Había intentado escribir al respecto, pero siempre terminaba llorando aún antes de formular mis pensamientos.

Mi madre murió hace casi un mes y me sigue pareciendo un mal sueño. 


Siempre había creído que iba a ser tan longeva como mi abuela, que murió de 97 años. Pero no, se fue a los 80.

También me había imaginado que iba a pasar sus últimos años en mi casa, a mi cuidado (los hijos varones son un poco menos duchos en estos menesteres), rodeada de sus nietos y tal vez, con algo de suerte, al lado de sus hermanos y demás familiares. Tampoco fue así.

Una enfermedad nos compra algo de tiempo; las muertes repentinas no.

Uno pasa tanto tiempo pensando en cómo será el futuro que no dimensiona ni valora el presente. Siempre cree que habrá más oportunidades de hacer mejor las cosas, y de pronto la vida nos sorprende llegando a su fin de manera inesperada.


Cuando repaso los últimos meses a su lado, recuerdo que cada vez que tenía un problema me llamaba (supongo que también a mi hermano). Si tenía citas con médicos, medicinas por comprar, problemas con sus aplicaciones o simplemente quería platicar con alguien, me escribía o me hablaba por teléfono (las ventajas de que yo trabajara medio tiempo; tenía las tardes libres para todo eso). 

Y son precisamente esas pequeñas rutinas, esos mensajes, esas llamadas, lo que más se extraña. Duele la ausencia, la certeza de la separación. El saber que ya no habrá más chats, y tampoco más regaños ni consejos. Y por supuesto que las lágrimas y la tristeza llenan los días.


Sin embargo, una de tantas noches una amiga de la infancia (que también perdió a su madre recientemente), me envió un podcast donde una mujer explicaba que somos seres espirituales, y que cuando nos llega la hora de partir, no podemos hacerlo si los que se quedan nos retienen a su lado, de manera un tanto egoísta, porque se niegan a dejarnos ir.

Otro amigo muy querido me hizo imaginarme a mi mamá, ya reunida con mi papá y mis abuelos, disfrutando de un lugar luminoso y pacífico, sin enfermedades ni miedos.

Otros también me han enviado mensajes de aliento para aminorar la zozobra. Incluso se han ofrecido para ayudarnos con todo lo que se quedó en su casa (porque vaya que se va a necesitar una mano para todo eso). 

No cabe duda: los amigos, -esos hermanos que uno escoge-, y aún la propia familia, a pesar del dolor, hacen más llevadero el trance.  


Soy creyente y estoy convencida de que algún día nos encontraremos en el Cielo (o como quiera que cada quien le llame). Pero el hecho de pensar que con nuestra tristeza empañamos la felicidad eterna de los que se adelantan, me hizo dimensionar un poco más mi dolor.
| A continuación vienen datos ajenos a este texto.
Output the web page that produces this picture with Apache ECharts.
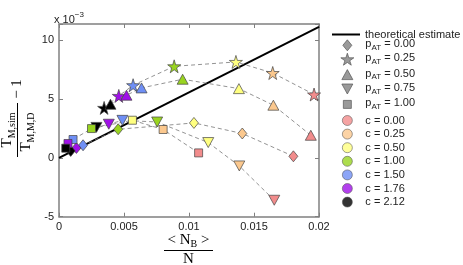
<!DOCTYPE html>
<html><head><meta charset="utf-8">
<script src="https://cdn.jsdelivr.net/npm/echarts@6/dist/echarts.min.js"></script>
<style>html,body{margin:0;padding:0;background:#fff}#c{width:463px;height:265px}</style>
</head><body><div id="c"></div>
<script>
// ---- data ----
const cLabels = ['0.00', '0.25', '0.50', '1.00', '1.50', '1.76', '2.12'];
const pLabels = ['0.00', '0.25', '0.50', '0.75', '1.00'];
// values ordered by c (0.00 ... 2.12); y in units of 1e-3
const xDiamond = [0.01803, 0.0141, 0.01038, 0.00455, 0.00185, 0.00134, 0.0009];
const yDiamond = [0.14, 2.08, 2.98, 2.44, 1.08, 0.85, 0.6];
const xStar = [0.01962, 0.01644, 0.01361, 0.00886, 0.0057, 0.0046, 0.00347];
const yStar = [5.4, 7.23, 8.17, 7.8, 6.19, 5.28, 4.26];
const xTriUp = [0.01937, 0.01649, 0.01384, 0.00951, 0.00635, 0.00519, 0.00396];
const yTriUp = [1.93, 4.49, 5.9, 6.7, 5.96, 5.34, 4.57];
const xTriDown = [0.01656, 0.01387, 0.01148, 0.00755, 0.00488, 0.00383, 0.00288];
const yTriDown = [-3.6, -0.68, 1.31, 3.06, 3.2, 2.87, 2.6];
const xSquare = [0.01074, 0.00801, 0.00565, 0.0025, 0.00108, 0.00069, 0.00052];
const ySquare = [0.43, 2.42, 3.21, 2.5, 1.57, 1.23, 0.83];
const theoryX = [0, 0.02];
const theoryY = [0, 11.15];
const xTicks = [0, 0.005, 0.01, 0.015, 0.02];
const yTicks = [-5, 0, 5, 10];

// ---- styles ----
const cColors = ['#F28C8C', '#FBC88E', '#FFFF80', '#99D420', '#6F8FF5', '#A010E8', '#000000'];
const starPath = 'path://M50,0 L61,35 L98,35 L68,57 L79,91 L50,70 L21,91 L32,57 L2,35 L39,35 Z';
const triDownPath = 'path://M0,0 L20,0 L10,17 Z';
const triUpPath = 'path://M10,0 L20,17 L0,17 Z';
const pX = [xDiamond, xStar, xTriUp, xTriDown, xSquare];
const pY = [yDiamond, yStar, yTriUp, yTriDown, ySquare];
const pSymbols = ['diamond', starPath, triUpPath, triDownPath, 'rect'];
const pSizes = [[9, 11], 13, [11, 10], [11, 10], 8];
const pLegendWH = [[9, 11], [13, 12], [11, 10], [11, 10], [8, 8]];
const edge = '#444';
const axisGray = '#808080';

const series = [];
series.push({
  name: 'theoretical estimate', type: 'line', z: 2,
  data: theoryX.map((x, i) => [x, theoryY[i]]),
  symbol: 'none', lineStyle: { color: '#000', width: 2 }, itemStyle: { color: '#000' },
  silent: true
});
pLabels.forEach((p, k) => {
  series.push({
    name: 'p_AT = ' + p, type: 'line', z: 3,
    symbol: pSymbols[k], symbolSize: pSizes[k], symbolKeepAspect: false,
    showSymbol: true, showAllSymbol: true,
    lineStyle: { color: '#777', width: 0.8, type: [4, 3] },
    itemStyle: { color: '#aaa', borderColor: edge, borderWidth: 0.7 },
    emphasis: { disabled: true },
    data: pX[k].map((x, i) => ({ value: [x, pY[k][i]], itemStyle: { color: cColors[i] } }))
  });
});
cLabels.forEach((c, i) => {
  series.push({ name: 'c = ' + c, type: 'scatter', data: [], itemStyle: { color: cColors[i] } });
});

// ---- legend rows ----
const legendRows = [];
legendRows.push({ name: 'theoretical estimate', icon: 'rect', w: 28, h: 2, y: 30, left: 332,
  style: { color: '#000', borderWidth: 0 } });
pLabels.forEach((p, k) => {
  legendRows.push({ name: 'p_AT = ' + p, icon: pSymbols[k], w: pLegendWH[k][0], h: pLegendWH[k][1], y: 44.3 + k * 14.4,
    style: { color: '#9a9a9a', borderColor: '#555', borderWidth: 0.7 } });
});
cLabels.forEach((c, i) => {
  legendRows.push({ name: 'c = ' + c, icon: 'circle', w: 10, h: 10, y: 120 + i * 13.6,
    style: { color: cColors[i], borderColor: '#555', borderWidth: 0.7 } });
});
const textX = 365;
const legends = legendRows.map(r => {
  const left = r.left !== undefined ? r.left : 347 - r.w / 2;
  const pad = textX - (left + r.w + 5);
  return {
    show: true, selectedMode: false, orient: 'vertical', padding: 0,
    left: left, top: r.y - r.h / 2,
    itemWidth: r.w, itemHeight: r.h, itemGap: 0, symbolKeepAspect: false,
    data: [{ name: r.name, icon: r.icon, itemStyle: r.style }],
    formatter: function (name) {
      if (name.indexOf('p_AT') === 0) return '{p|p}{s|AT}{p|' + name.slice(4) + '}';
      return name;
    },
    textStyle: {
      fontFamily: 'Liberation Sans', fontSize: 11, color: '#222', padding: [0, 0, 0, pad],
      rich: {
        p: { fontFamily: 'Liberation Sans', fontSize: 11, color: '#222', verticalAlign: 'top', lineHeight: 12 },
        s: { fontFamily: 'Liberation Sans', fontSize: 8, color: '#222', verticalAlign: 'bottom', lineHeight: 13 }
      }
    }
  };
});

const serif = 'Liberation Serif';
const option = {
  animation: false,
  backgroundColor: '#fff',
  grid: { left: 59, right: 144, top: 24, bottom: 48.3, outerBoundsMode: 'none' },
  xAxis: [
    { type: 'value', min: 0, max: 0.02, interval: 0.005, position: 'bottom',
      axisLine: { show: true, onZero: false, lineStyle: { color: axisGray, width: 1.5 } },
      axisTick: { show: true, inside: true, length: 4, lineStyle: { color: axisGray } },
      axisLabel: { color: '#222', fontSize: 11, fontFamily: 'Liberation Sans', margin: 5,
        formatter: v => (xTicks.some(t => Math.abs(t - v) < 1e-9) ? String(+v.toFixed(3)) : '') },
      splitLine: { show: false } },
    { type: 'value', min: 0, max: 0.02, interval: 0.005, position: 'top',
      axisLine: { show: true, onZero: false, lineStyle: { color: axisGray, width: 1.5 } },
      axisTick: { show: true, inside: true, length: 4, lineStyle: { color: axisGray } },
      axisLabel: { show: false }, splitLine: { show: false } }
  ],
  yAxis: [
    { type: 'value', min: -5, max: 11.4, interval: 5, position: 'left',
      axisLine: { show: true, onZero: false, lineStyle: { color: axisGray, width: 1.5 } },
      axisTick: { show: true, inside: true, length: 4, lineStyle: { color: axisGray } },
      axisLabel: { color: '#222', fontSize: 11, fontFamily: 'Liberation Sans', margin: 5,
        formatter: v => (yTicks.indexOf(v) >= 0 ? String(v) : '') },
      splitLine: { show: false } },
    { type: 'value', min: -5, max: 11.4, interval: 5, position: 'right',
      axisLine: { show: true, onZero: false, lineStyle: { color: axisGray, width: 1.5 } },
      axisTick: { show: true, inside: true, length: 4, lineStyle: { color: axisGray } },
      axisLabel: { show: false }, splitLine: { show: false } }
  ],
  legend: legends,
  series: series,
  graphic: [
    // x 10^-3
    { type: 'text', x: 54, y: 18, style: {
      text: '{a|x 10}{u|\u22123}', verticalAlign: 'middle', align: 'left',
      rich: { a: { fontFamily: 'Liberation Sans', fontSize: 11, fill: '#222', verticalAlign: 'bottom', lineHeight: 15 },
              u: { fontFamily: 'Liberation Sans', fontSize: 8, fill: '#222', verticalAlign: 'top', lineHeight: 15 } } } },
    // x axis name: <N_B> / N
    { type: 'text', x: 188.5, y: 241, style: {
      text: '{a|< N}{s|B}{a| >}', align: 'center', verticalAlign: 'middle',
      rich: { a: { fontFamily: serif, fontSize: 15, fill: '#000', verticalAlign: 'top', lineHeight: 16 },
              s: { fontFamily: serif, fontSize: 10, fill: '#000', verticalAlign: 'bottom', lineHeight: 17 } } } },
    { type: 'line', shape: { x1: 164, y1: 250.5, x2: 213, y2: 250.5 }, style: { stroke: '#000', lineWidth: 1 } },
    { type: 'text', x: 188.5, y: 259, style: { text: 'N', align: 'center', verticalAlign: 'middle',
      font: '15px "Liberation Serif"', fill: '#000' } },
    // y axis name (rotated)
    { type: 'group', x: 17.5, y: 120, rotation: Math.PI / 2, children: [
      { type: 'text', x: -10, y: -9, style: {
        text: '{t|T}{s|M,sim}', align: 'center', verticalAlign: 'middle',
        rich: { t: { fontFamily: serif, fontSize: 15, fill: '#000', verticalAlign: 'top', lineHeight: 16 },
                s: { fontFamily: serif, fontSize: 10, fill: '#000', verticalAlign: 'bottom', lineHeight: 18 } } } },
      { type: 'line', shape: { x1: -37, y1: 0, x2: 17, y2: 0 }, style: { stroke: '#000', lineWidth: 1 } },
      { type: 'text', x: -12, y: 10, style: {
        text: '{t|T}{s|M,M,D}', align: 'center', verticalAlign: 'middle',
        rich: { t: { fontFamily: serif, fontSize: 15, fill: '#000', verticalAlign: 'top', lineHeight: 16 },
                s: { fontFamily: serif, fontSize: 10, fill: '#000', verticalAlign: 'bottom', lineHeight: 18 } } } },
      { type: 'text', x: 31, y: 0, style: { text: '\u2212 1', align: 'center', verticalAlign: 'middle',
        font: '15px "Liberation Serif"', fill: '#000' } }
    ] }
  ]
};
const chart = echarts.init(document.getElementById('c'), null, { renderer: 'canvas' });
chart.setOption(option);
</script>
</body></html>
Entiendo que no tenemos poder sobre la muerte y sobre lo que sucede más allá de la vida, pero me pareció sensata la posibilidad de que los que se van nos ven sufrir desde donde están, y me imagino que sentirán alguna especie de tristeza por vernos tan abatidos.

Muchas noches he llorado y gritado, en una especie de reclamo hacia Dios porque se llevó a mi mamá, y también le he pedido que me ayude a aceptar Su voluntad. Uno siempre va por ahí diciéndole a los demás, con un tono de suficiencia, que "así lo quiso Dios", "Dios no se equivoca", "fue su deseo", pero cuando nos toca a nosotros sobrellevar Sus decisiones, no es nada fácil hacerlo, y menos cuando se trata de alguien tan cercano y especial.

Por eso es que quisiera compartir estos pensamientos con aquellos que quieran leer esto que escribo. No se trata de vivir en un luto eterno porque quienes mueren quisieran tener la certeza de que no nos estaremos marchitando en vida, flagelándonos por su partida. Deberíamos más bien honrar su memoria siendo nuestra mejor versión posible.

Tampoco es cuestión de olvidar de golpe las experiencias, enseñanzas y momentos juntos para no sufrir, al contrario. Es atesorarlos y recordarlos con amor y añoranza, dando poco a poco espacio a esa nostalgia agridulce y dejando salir ese dolor que atraviesa el corazón como una puñalada.

El tiempo todo lo cura. Los días se harán semanas, y las semanas meses, y luego se harán años. Las rutinas diarias irán llenando nuestros días cada vez más, y habrá momentos en que se nos olviden sus manos o sus gestos, pero si estamos atentos, ellos encontrarán la forma de mandarnos señales para que sepamos que están al pendiente, que ya no sufren más dolores ni angustias, que tienen un espíritu renovado, y que por lo pronto no estamos solos, porque mientras los mantengamos en el corazón, nunca se irán del todo.